Sebagai orang Jawa percaya pada perhitungan hari baik adalah hal yang lumrah. Pasalnya, sudah sejak zaman dahulu, kemampuan orang Jawa dalam melihat perubahan alam dan kehidupan. Bahkan hingga sekarang peninggalan para leluhur berupa hitungan-hitungan, prediksi, tata cara, dan perlambang, masih digunakan oleh masyarakat umum.
Salah satu perhitungan hal-hal dalam kehidupan oleh masyarakat Jawa yang diyakini dan sudah menjadi tradisi yakni bancaan weton. Selematan bancaan weton merupakan simbolisasi terhadap spritualitas orang Jawa, simbol sosial dan moral, dan simbol tradisi.
Bancaan weton biasanya dilakukan sebagian besar oleh masyarakat Jawa dari kalangan bawah, menengah, terpelajar dan begitu dipegang kuat oleh kalangan kraton.
Khusus untuk 17 Agustus 1945 jatuh pada Jum'at Legi.
Dikutip dari primbonmu.com, berdasarkan Primbon Jawa Mujarobat Kubro, Weton jumat legi atau dikenal dengan sebutan Jumat manis memiliki banyak makna.
Pada dasarnya hari jumat manis itu memiliki jumlah neptu 11. angka ini didepatkan dari hitungan hari jumat yaitu 6 dan juga hari legi yaitu 5.
Banyak hal positif pada weton jumat legi ini. Termasuk pada orang-orang yang lahir pada hari tersebut.

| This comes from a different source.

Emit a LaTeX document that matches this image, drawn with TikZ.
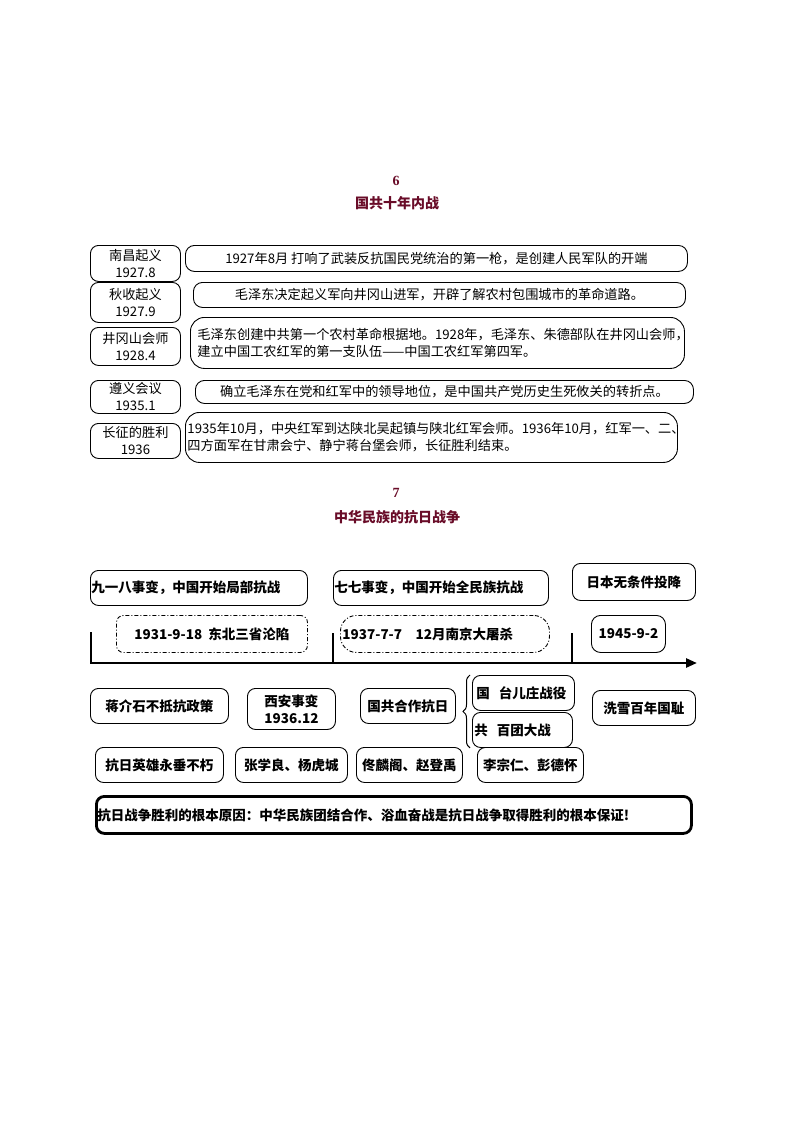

Dalam primbon Jawa, hari jumat manis itu diibaratkan layaknya sangar waringin. Ini berarti memiliki jiwa pemimpin, bisa diandalkan, mengayomi dan melindungi sesamanya. Hatinya teduh dan juga jarang sekali menyakiti perasaan orang lain.

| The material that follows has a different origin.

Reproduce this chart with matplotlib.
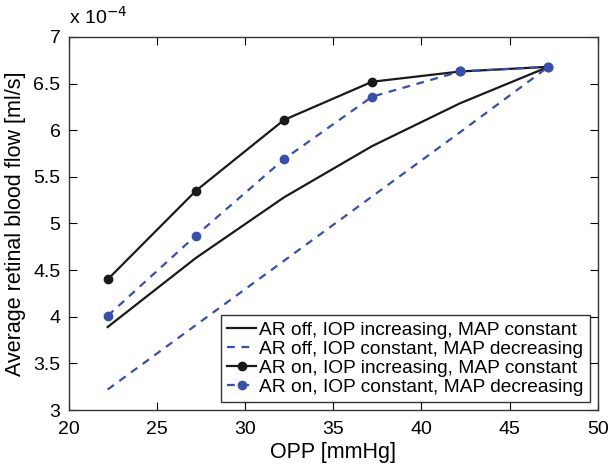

Bahkan, masyarakat Jawa juga kerap melakukan tradisi selametan Jumat legi yang merupakan tradisi yang dilakukan oleh warga secara rutin sebulan sekali sesuai dengan penanggalan jawa, yakni setiap malam Jumat Legi. Malam Jumat Legi bagi masyarakat Jawa Timur dianggap sebagai malam keramat. Demikian dikutip dari lp2m.um.ac.id.
Malam Jum’at legi menurut sebagian masyarakat, dianggap sebagai malam istimewa dan sakral.
Jum’at dilatar belakangi dengan mitos sebagai lambang air, sebagai zat penyangga kehidupan. Sedangkan Legi diartikan sebagai simbol arah mata angin timur, simbol unsur kehidupan pokok.